Task requirements |
Take every line from the first down to the line with "import plotly.graph_objects as go" and set it down exactly, without the pictures.

━━━ Supplied data ━━━

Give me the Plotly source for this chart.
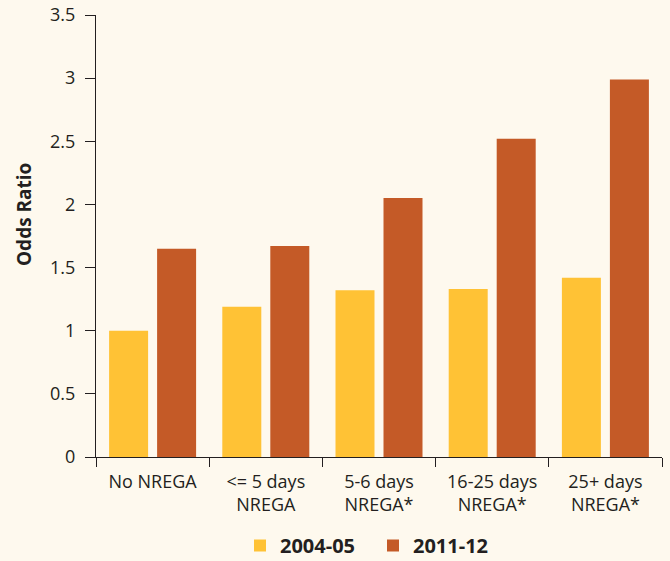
import plotly.graph_objects as go

categories = ["No NREGA", "<= 5 days<br>NREGA", "5-6 days<br>NREGA*", "16-25 days<br>NREGA*", "25+ days<br>NREGA*"]
series_2004 = [1.0, 1.19, 1.32, 1.33, 1.42]
series_2011 = [1.65, 1.67, 2.05, 2.52, 2.99]
y_ticks = [0, 0.5, 1, 1.5, 2, 2.5, 3, 3.5]
y_tick_labels = ["0", "0.5", "1", "1.5", "2", "2.5", "3", "3.5"]

YELLOW = "#FFC235"
ORANGE = "#C45A27"
BG = "#FEF9EE"
INK = "#231F20"
FONT = "Open Sans"

fig = go.Figure()
fig.add_trace(go.Bar(x=categories, y=series_2004, name="2004-05", marker=dict(color=YELLOW, line=dict(width=0))))
fig.add_trace(go.Bar(x=categories, y=series_2011, name="2011-12", marker=dict(color=ORANGE, line=dict(width=0))))

L, R, T, B = 96, 8, 15, 104
W, H = 670, 561
pw = W - L - R
ph = H - T - B

fig.update_layout(
    width=W, height=H,
    paper_bgcolor=BG, plot_bgcolor=BG,
    margin=dict(l=L, r=R, t=T, b=B, autoexpand=False),
    barmode="group", bargap=0.152, bargroupgap=0.1875,
    font=dict(family=FONT, color=INK, size=18),
    showlegend=True,
    legend=dict(orientation="h", x=(373 - L) / pw, xanchor="center", y=-(B + 4) / ph, yanchor="bottom",
                font=dict(family=FONT, size=20, color=INK, weight="bold"),
                itemwidth=30, entrywidth=88, bgcolor="rgba(0,0,0,0)", traceorder="normal"),
    xaxis=dict(showline=True, linecolor=INK, linewidth=1.3, ticks="outside", tickson="boundaries",
               ticklen=9, tickcolor=INK, tickwidth=1.3, showgrid=False, zeroline=False,
               tickfont=dict(family=FONT, size=18, color=INK), range=[-0.5, 4.5], ticklabelstandoff=8),
    yaxis=dict(range=[0, 3.5], tickvals=y_ticks, ticktext=y_tick_labels, showline=True, linecolor=INK,
               linewidth=1.3, ticks="outside", ticklen=10, tickcolor=INK, tickwidth=1.3, showgrid=False,
               zeroline=False, tickfont=dict(family=FONT, size=18, color=INK), ticklabelstandoff=6),
    annotations=[dict(text="<b>Odds Ratio</b>", x=(24 - L) / pw, y=(H - B - 215) / ph,
                      xref="paper", yref="paper", showarrow=False, xanchor="center", yanchor="middle",
                      textangle=-90, font=dict(family=FONT, size=19, color=INK))],
)

fig.write_html("out.html", config={"displayModeBar": False},
               post_script="document.body.style.margin='0';document.body.style.overflow='hidden';"
                           "document.body.style.background='%s';" % BG)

━━━

Exercise result |
Give me the Plotly source for this chart.
import plotly.graph_objects as go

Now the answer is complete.